- Academic Session: 2022-23
- School: School of Culture and Creative Arts
- Credits: 20
- Level: Level 4 (SCQF level 10)
- Typically Offered: Either Semester 1 or Semester 2
- Available to Visiting Students: Yes
- Available to Erasmus Students: Yes
This course critically examines the discipline of ethnomusicology: its origins, relationship with other approaches to the study of music, and cutting-edge contemporary manifestations. It introduces students to a variety of musical practices from around the world, covering contexts from across Europe, the Americas, Asia, and Africa, and provides a critical perspective on the place of these traditions within global patterns of economic power. Introducing students to the ethnographic study of music, it explores diverse conceptualisations of sonic creativity from multiple global contexts upon which ethnography provides an important perspective.
1x1h lecture; 1x1hr seminar per week over 10 weeks as scheduled on MyCampus. This is one of the Honours options in Music and may not run every year. The options that are running this session are available on MyCampus.
Essay (2,500 words) - 50% - students respond to an essay question relating to the course materials
Report (2,500 words) - 50% - students carry out ethnographic research, involving observation, participation, and possible interviews, into a music scene local to Glasgow (or otherwise accessible to them)
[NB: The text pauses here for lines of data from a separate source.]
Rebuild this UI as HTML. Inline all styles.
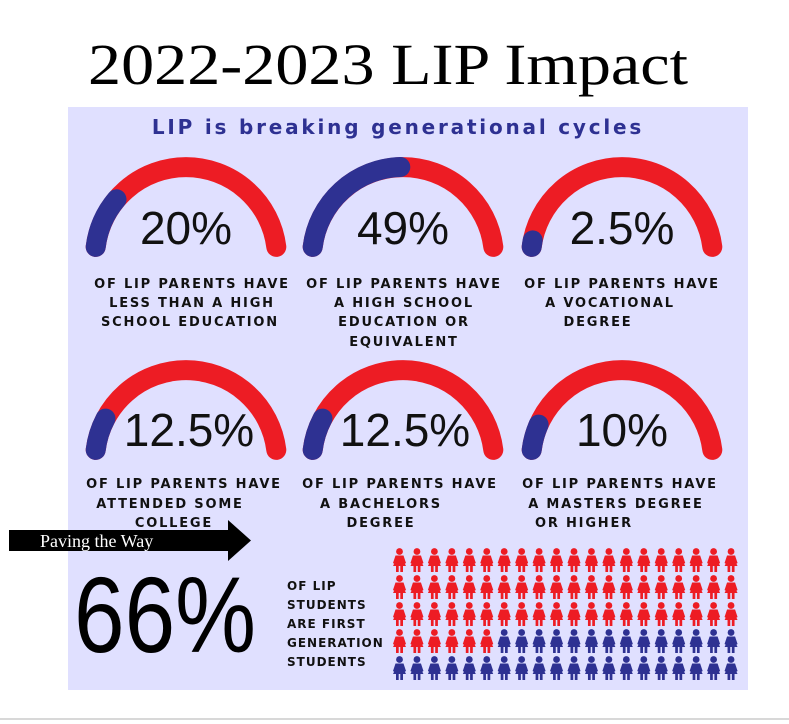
<!DOCTYPE html>
<html><head><meta charset="utf-8"><style>
html,body{margin:0;padding:0;background:#fff;}
svg{display:block;}
.t{font-family:"DejaVu Sans","Liberation Sans",sans-serif;font-weight:bold;font-size:13px;fill:#111;letter-spacing:1.8px;text-anchor:middle;}
.p{font-family:"Liberation Sans",sans-serif;font-size:46px;fill:#111;text-anchor:middle;}
</style></head><body>
<svg width="789" height="724" viewBox="0 0 789 724">
<defs>
<g id="pf">
<circle cx="0" cy="-8.5" r="3.4"/>
<path d="M-4,-4.5 L4,-4.5 L6.5,3 L5,4 L3.5,0 L6.5,6 L3.5,6 L3.5,12 L0.8,12 L0.8,6 L-0.8,6 L-0.8,12 L-3.5,12 L-3.5,6 L-6.5,6 L-3.5,0 L-5,4 L-6.5,3 Z"/>
</g>
</defs>
<rect x="0" y="0" width="789" height="724" fill="#fff"/>
<line x1="0" y1="719" x2="789" y2="719" stroke="#ccc" stroke-width="1.5"/>
<text x="388" y="84" font-family="'Liberation Serif',serif" font-size="58" text-anchor="middle" fill="#000" textLength="600" lengthAdjust="spacingAndGlyphs">2022-2023 LIP Impact</text>
<rect x="68" y="107" width="680" height="583" fill="#e0e0ff"/>
<text x="398" y="134" font-family="'DejaVu Sans','Liberation Sans',sans-serif" font-weight="bold" font-size="20" fill="#2e3192" text-anchor="middle" letter-spacing="2.8">LIP is breaking generational cycles</text>

<g fill="none" stroke-width="20" stroke-linecap="round">
<path d="M95.7,246.9 A91,91 0 0 1 276.3,246.9" stroke="#ed1c24"/>
<path d="M95.7,246.9 A91,91 0 0 1 116.5,199.3" stroke="#2e3192"/>
<path d="M312.7,246.9 A91,91 0 0 1 493.3,246.9" stroke="#ed1c24"/>
<path d="M312.7,246.9 A91,91 0 0 1 400.3,167" stroke="#2e3192"/>
<path d="M531.7,246.9 A91,91 0 0 1 712.3,246.9" stroke="#ed1c24"/>
<path d="M531.7,246.9 A91,91 0 0 1 532.7,240.4" stroke="#2e3192"/>
<path d="M95.7,449.9 A91,91 0 0 1 276.3,449.9" stroke="#ed1c24"/>
<path d="M95.7,449.9 A91,91 0 0 1 105.5,418.6" stroke="#2e3192"/>
<path d="M312.7,449.9 A91,91 0 0 1 493.3,449.9" stroke="#ed1c24"/>
<path d="M312.7,449.9 A91,91 0 0 1 322.5,418.6" stroke="#2e3192"/>
<path d="M531.7,449.9 A91,91 0 0 1 712.3,449.9" stroke="#ed1c24"/>
<path d="M531.7,449.9 A91,91 0 0 1 538.6,424.6" stroke="#2e3192"/>
</g>
<text class="p" x="186" y="244">20%</text>
<text class="p" x="403" y="244">49%</text>
<text class="p" x="622" y="244">2.5%</text>
<text class="p" x="189" y="446">12.5%</text>
<text class="p" x="405" y="446">12.5%</text>
<text class="p" x="622" y="446">10%</text>

<text class="t" x="192" y="288">OF LIP PARENTS HAVE</text>
<text class="t" x="192" y="307">LESS THAN A HIGH</text>
<text class="t" x="190" y="326">SCHOOL EDUCATION</text>
<text class="t" x="404" y="288">OF LIP PARENTS HAVE</text>
<text class="t" x="404" y="307">A HIGH SCHOOL</text>
<text class="t" x="404" y="326">EDUCATION OR</text>
<text class="t" x="404" y="346">EQUIVALENT</text>
<text class="t" x="622" y="288">OF LIP PARENTS HAVE</text>
<text class="t" x="610" y="307">A VOCATIONAL</text>
<text class="t" x="598" y="326">DEGREE</text>
<text class="t" x="184" y="488">OF LIP PARENTS HAVE</text>
<text class="t" x="170" y="508">ATTENDED SOME</text>
<text class="t" x="174" y="527">COLLEGE</text>
<text class="t" x="400" y="488">OF LIP PARENTS HAVE</text>
<text class="t" x="381" y="508">A BACHELORS</text>
<text class="t" x="381" y="527">DEGREE</text>
<text class="t" x="620" y="488">OF LIP PARENTS HAVE</text>
<text class="t" x="616" y="508">A MASTERS DEGREE</text>
<text class="t" x="584" y="527">OR HIGHER</text>

<rect x="9" y="530" width="221" height="21" fill="#000"/>
<polygon points="228,520 251,540.5 228,561" fill="#000"/>
<text x="40" y="547" font-family="'Liberation Serif',serif" font-size="18" fill="#fff">Paving the Way</text>

<text x="74" y="652" font-family="'Liberation Sans',sans-serif" font-size="108" fill="#000" textLength="182" lengthAdjust="spacingAndGlyphs">66%</text>
<g font-family="'DejaVu Sans','Liberation Sans',sans-serif" font-weight="bold" font-size="12" fill="#111" letter-spacing="1">
<text x="287" y="590">OF LIP</text>
<text x="287" y="609">STUDENTS</text>
<text x="287" y="628">ARE FIRST</text>
<text x="287" y="647">GENERATION</text>
<text x="287" y="666">STUDENTS</text>
</g>

<g id="grid"></g>
</svg>
<script>
var g=document.getElementById('grid'),ns='http://www.w3.org/2000/svg';
for(var r=0;r<5;r++)for(var c=0;c<20;c++){
var n=r*20+c;var u=document.createElementNS(ns,'use');
u.setAttribute('href','#pf');
u.setAttribute('transform','translate('+(399.5+c*17.45)+','+(560+r*27)+')');
u.setAttribute('fill',n<66?'#ed1c24':'#2e3192');g.appendChild(u);}
</script>
</body></html>
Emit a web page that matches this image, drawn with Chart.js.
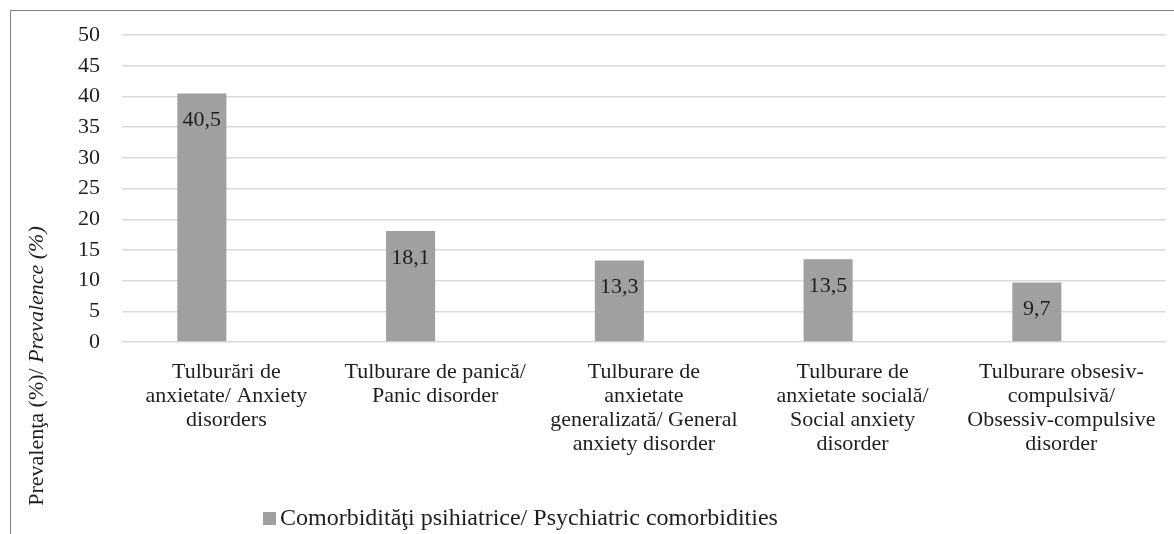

Are reassessment opportunities available for all summative assessments? Not applicable for Honours courses
Reassessments are normally available for all courses, except those which contribute to the Honours classification. For non-Honours courses, students are offered reassessment in all or any of the components of assessment if the satisfactory (threshold) grade for the overall course is not achieved at the first attempt. This is normally grade D3 for undergraduate students and grade C3 for postgraduate students. Exceptionally it may not be possible to offer reassessment of some coursework items, in which case the mark achieved at the first attempt will be counted towards the final course grade. Any such exceptions for this course are described below.
This course will provide the opportunity to:
■ Study the diversity of musics from a variety of global contexts,
■ Examine alternatives to the harmonic and rhythmic systems of Western classical music
■ Learn about the practice of ethnography for the study of music, both through desk-based study and through independent projects
■ Study and evaluate diverse practices of listening to music
Intended Learning Outcomes of Course
By the end of this course students will be able to:
■ Engage with musics from a variety of global contexts in relation to their histories
■ Apply a diversity of listening strategies
■ Utilise critical thinking, in the form of an essay, about the relationship between music and global patterns of power
■ Develop and utilise transferable skills in ethnographic research, including observation, participation, and possible interviews - into musical practice
■ Present their own ethnographic research in a well-organised report.
Minimum Requirement for Award of Credits
Students must submit at least 75% by weight of the components (including examinations) of the course's summative assessment.